I don't know whats happening at Sea France but just booked with [email protected], out in two weeks and back mid June for £75. Sea France were much dear rer even with Motorhome facts. This is the first time in a dozen trips they have been cheaper.
John.


----------



## kenp (Sep 8, 2006)

*tunnel - tesco deals*

zappy61, Graham
Go to Tesco.com then click on clubcard icon and select clubcard deals from the dropdown.
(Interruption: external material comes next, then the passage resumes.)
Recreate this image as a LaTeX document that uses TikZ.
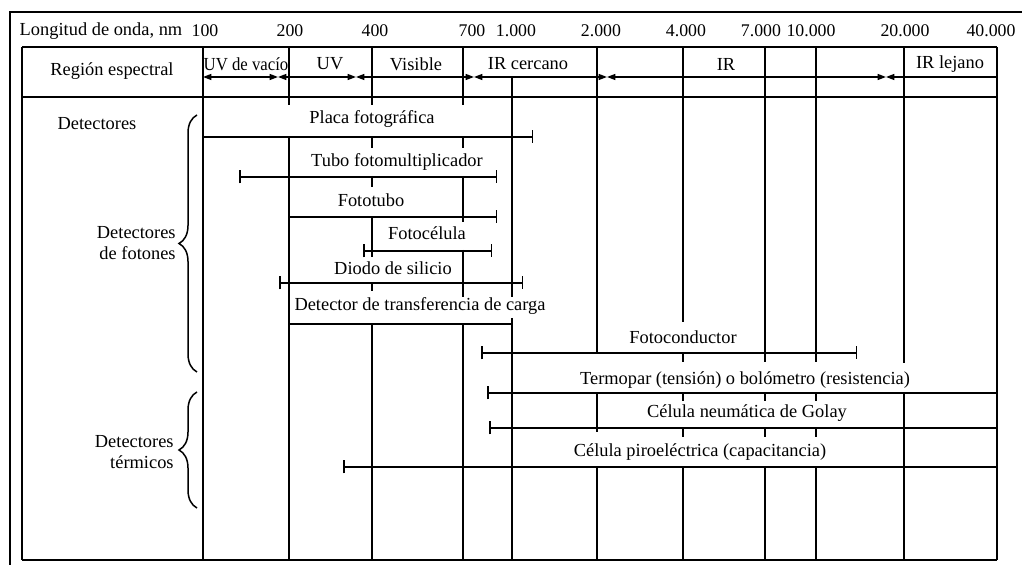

You will find that one of the deals is the tunnel and you get 4 times the face value of your Tesco Vouchers to offset the tunnel cost.

Kenp


----------



## locovan (Oct 17, 2007)

http://www.tesco.com/clubcard/deals/product.aspx?R=148

I wish I had saved my Tesco points before I went to Spain but I have started now thats for sure  
Mavis


----------



## oilslick (Oct 3, 2007)

*one way?*

So does anybody know how we stand booking one way? we dont know how long we want to be away and would either need an open ended return or 2 oneway tickets?

Grant


----------



## zappy61 (May 1, 2005)

*Re: tunnel - tesco deals*



kenp said:


> zappy61, Graham
> Go to Tesco.com then click on clubcard icon and select clubcard deals from the dropdown. You will find that one of the deals is the tunnel and you get 4 times the face value of your Tesco Vouchers to offset the tunnel cost.
> 
> Kenp


Thanks Kenp,

Got it now.

Graham


----------



## joedenise (Jul 20, 2007)

*Ferry tickets*

I hadn't got enough Tesco vouchers to book the tunnel but had some airmiles I wanted to use. Got a 5 day ticket on P&O for Easter weekend for 1500 miles + £3.50.

Thought others might like to know that you can use Airmiles for P&O ferry.

Denise


----------